The busy folk behind the scenes of any big event are usually taken for granted.
At the Galle Literary Festival, however, the behind-the-scenes folk are very much in the foreground, mixing with the crowd, making sure all goes according to plan, and very visible in their Lit Fest T-shirts.
The four-day literary fest is a feat in co-ordination. The logistics are maddeningly tricky in a packed programme of simultaneous events held throughout the day in different locations, and with well over 2,000 book lovers from Sri Lanka and overseas to shepherd and show around.
|Galle Literary Festival 2011 Volunteers: Nifraz Rifaz, Irushi Tennekoon, Tashya de Silva and Meara Algama
Above all, there’s the extra special care needed for the Very Important Persons –the guest writers themselves.
Enjoying every minute of it was Galle-born, Colombo-employed Nifraz Rifaz, looking nifty in his blue-on-white t’shirt, and very much at home on familiar terrain, commuting every two hours, with fellow volunteers, between the Galle Fort and the Jetwing Lighthouse, the two main festival venues.
We stopped to chat with Nifraz and three of his volunteer friends just after the final official event on the agenda, the grand finale lunch at the Jetwing Lighthouse. The lunch is for all the writers, organisers, and well-wishers, and is hosted by Galle Literary Festival founder Geoffrey Dobbs.
A repeat volunteer, Nifraz and his buddies were among the 60 persons helping this year. “It’s a fantastic opportunity to interact with people, and meet writers and fellow book-lovers,” said the 22-year-old HSBC Corporate Communications officer, who is also a blogger and an aspiring writer. “There’s a lot of running around required. You don’t only sit in a chair and sell tickets. You run around setting up the writers in hotels and resorts, making sure they’re fine, and escorting them around. You check passes, you hold microphones, you do a dozen things in a dozen minutes. But it’s all great fun, and very rewarding.
“Throughout the festival, I met writers I admire and I worked with them closely. That’s a rare privilege. Being on the organising team of an international event means a lot of valuable exposure.”
The benefits are many. “You spend one whole month preparing for a very intense four days. In that month you hone essential skills – leadership, management, co-ordination and people skills,” Nifraz said. “It’s an amazing learning experience.”

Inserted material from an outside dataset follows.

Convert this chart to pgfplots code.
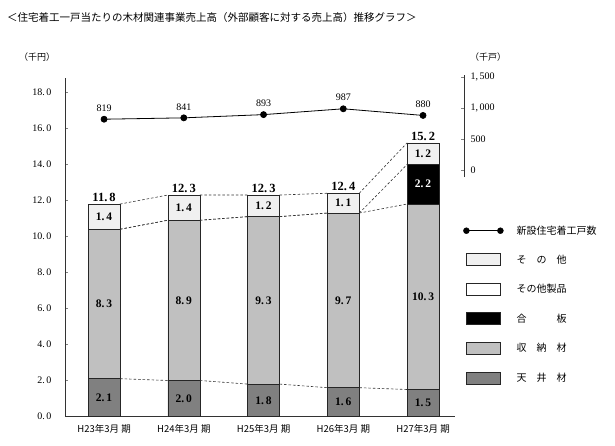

The Galle Lit Fest volunteers tend to be a diverse team – school leavers, undergraduates, and employed persons, among them teachers, lecturers, artists and photographers. They come from Galle, Colombo, Kandy, and include expats. Almost all of them are serious book lovers.
Irushi Tennekoon, a CMS Ladies’ College graduate studying English Literature at the Sabaragamuwa University, said the main attraction for her was the presence of Shyam Selvadurai, the Sri Lankan-born writer who lives in Canada and who was curator for this year’s festival.
“His Funny Boy is on our syllabus,” Irushi said. “I love the book, and I was very keen to see and meet the writer. That happened. Of course, I also met a lot of other interesting people at this festival, and made lots of new friends.”
Tashya de Silva, also a CMS Ladies’ College graduate, was on holiday from the University of Sydney, where she is studying econometrics, for a Bachelor of Commerce. “I too am a repeat volunteer,” she said. “I enjoy volunteering. It’s been an awesome experience in Galle.
I discovered abilities in me I didn’t know I had.”
Meara Algama, a former head prefect at CMS Ladies’ College, who is counting the weeks before heading to a foreign university (“hopefully in the US”), found the festival a “pleasant surprise.”
“I did not expect it to be this enjoyable,” Meara said. “It was a lot of work, but it was all fun work.”
It was a blazing afternoon. The last of the Lit Fest guests were leaving the hotel, and Galle, but the day was not over for the helpers.
That evening they would be attending an exclusive thank-you dinner and party hosted on Taprobane Island, Mr. Dobbs’ private property just a hundred yards off the coast of Weligama. The dinner-cum-party is a tradition the volunteers cherish.
“You have to wade through the sea to get to the island,” said Nifraz. “It’s high tide at night, so the water is up to your waist or higher. Then you have to climb a rock and ring the bell. Once you are inside this extraordinary private residence, you are in another world.”
It’s an exotic treat the hard-working Galle Lit Fest volunteers know they have earned.